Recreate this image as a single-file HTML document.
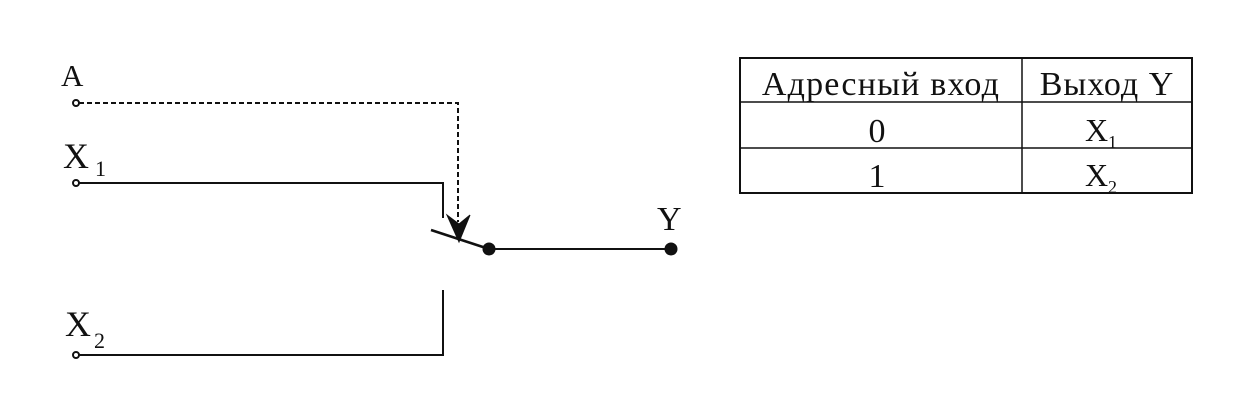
<!DOCTYPE html>
<html><head><meta charset="utf-8"><style>
body{margin:0;background:#fff;width:1258px;height:403px;overflow:hidden}
svg{display:block}
text{font-family:"Liberation Serif",serif;fill:#111}
</style></head><body>
<svg width="1258" height="403" viewBox="0 0 1258 403">
<g stroke="#111" fill="none">
<text x="61" y="86" font-size="31" stroke="none">A</text>
<circle cx="76" cy="103" r="3" stroke-width="2"/>
<path d="M79 103 H458 V222" stroke-width="2" stroke-dasharray="5,3"/>
<path d="M447 215 L459 242 L470 215 L459 224 Z" fill="#111" stroke-width="1"/>
<text x="63" y="168" font-size="36" stroke="none">X</text>
<text x="95" y="176" font-size="22" stroke="none">1</text>
<circle cx="76" cy="183" r="3" stroke-width="2"/>
<path d="M79 183 H443 V218" stroke-width="2"/>
<path d="M431 230 L489 249" stroke-width="2.5"/>
<circle cx="489" cy="249" r="6" fill="#111"/>
<path d="M489 249 H671" stroke-width="2"/>
<circle cx="671" cy="249" r="6" fill="#111"/>
<text x="657" y="230" font-size="34" stroke="none">Y</text>
<text x="65" y="336" font-size="36" stroke="none">X</text>
<text x="94" y="348" font-size="22" stroke="none">2</text>
<circle cx="76" cy="355" r="3" stroke-width="2"/>
<path d="M79 355 H443 V290" stroke-width="2"/>
<rect x="740" y="58" width="452" height="135" stroke-width="2"/>
<path d="M740 102 H1192 M740 148 H1192 M1022 58 V193" stroke-width="1.5"/>
</g>
<text x="881" y="95" font-size="34" letter-spacing="1.2" text-anchor="middle">Адресный  вход</text>
<text x="1107" y="95" font-size="34" letter-spacing="1" text-anchor="middle">Выход Y</text>
<text x="877" y="142" font-size="34" text-anchor="middle">0</text>
<text x="877" y="187" font-size="34" text-anchor="middle">1</text>
<text x="1085" y="141" font-size="32">X</text><text x="1108" y="148" font-size="18">1</text>
<text x="1085" y="186" font-size="32">X</text><text x="1108" y="193" font-size="18">2</text>
</svg>
</body></html>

What the task asks =
Exclude the images and reproduce the remaining data exactly.

Correct response =
Recreate this image as a single-file HTML document.
<!DOCTYPE html>
<html><head><meta charset="utf-8"><style>
body{margin:0;background:#fff;width:1258px;height:403px;overflow:hidden}
svg{display:block}
text{font-family:"Liberation Serif",serif;fill:#111}
</style></head><body>
<svg width="1258" height="403" viewBox="0 0 1258 403">
<g stroke="#111" fill="none">
<text x="61" y="86" font-size="31" stroke="none">A</text>
<circle cx="76" cy="103" r="3" stroke-width="2"/>
<path d="M79 103 H458 V222" stroke-width="2" stroke-dasharray="5,3"/>
<path d="M447 215 L459 242 L470 215 L459 224 Z" fill="#111" stroke-width="1"/>
<text x="63" y="168" font-size="36" stroke="none">X</text>
<text x="95" y="176" font-size="22" stroke="none">1</text>
<circle cx="76" cy="183" r="3" stroke-width="2"/>
<path d="M79 183 H443 V218" stroke-width="2"/>
<path d="M431 230 L489 249" stroke-width="2.5"/>
<circle cx="489" cy="249" r="6" fill="#111"/>
<path d="M489 249 H671" stroke-width="2"/>
<circle cx="671" cy="249" r="6" fill="#111"/>
<text x="657" y="230" font-size="34" stroke="none">Y</text>
<text x="65" y="336" font-size="36" stroke="none">X</text>
<text x="94" y="348" font-size="22" stroke="none">2</text>
<circle cx="76" cy="355" r="3" stroke-width="2"/>
<path d="M79 355 H443 V290" stroke-width="2"/>
<rect x="740" y="58" width="452" height="135" stroke-width="2"/>
<path d="M740 102 H1192 M740 148 H1192 M1022 58 V193" stroke-width="1.5"/>
</g>
<text x="881" y="95" font-size="34" letter-spacing="1.2" text-anchor="middle">Адресный  вход</text>
<text x="1107" y="95" font-size="34" letter-spacing="1" text-anchor="middle">Выход Y</text>
<text x="877" y="142" font-size="34" text-anchor="middle">0</text>
<text x="877" y="187" font-size="34" text-anchor="middle">1</text>
<text x="1085" y="141" font-size="32">X</text><text x="1108" y="148" font-size="18">1</text>
<text x="1085" y="186" font-size="32">X</text><text x="1108" y="193" font-size="18">2</text>
</svg>
</body></html>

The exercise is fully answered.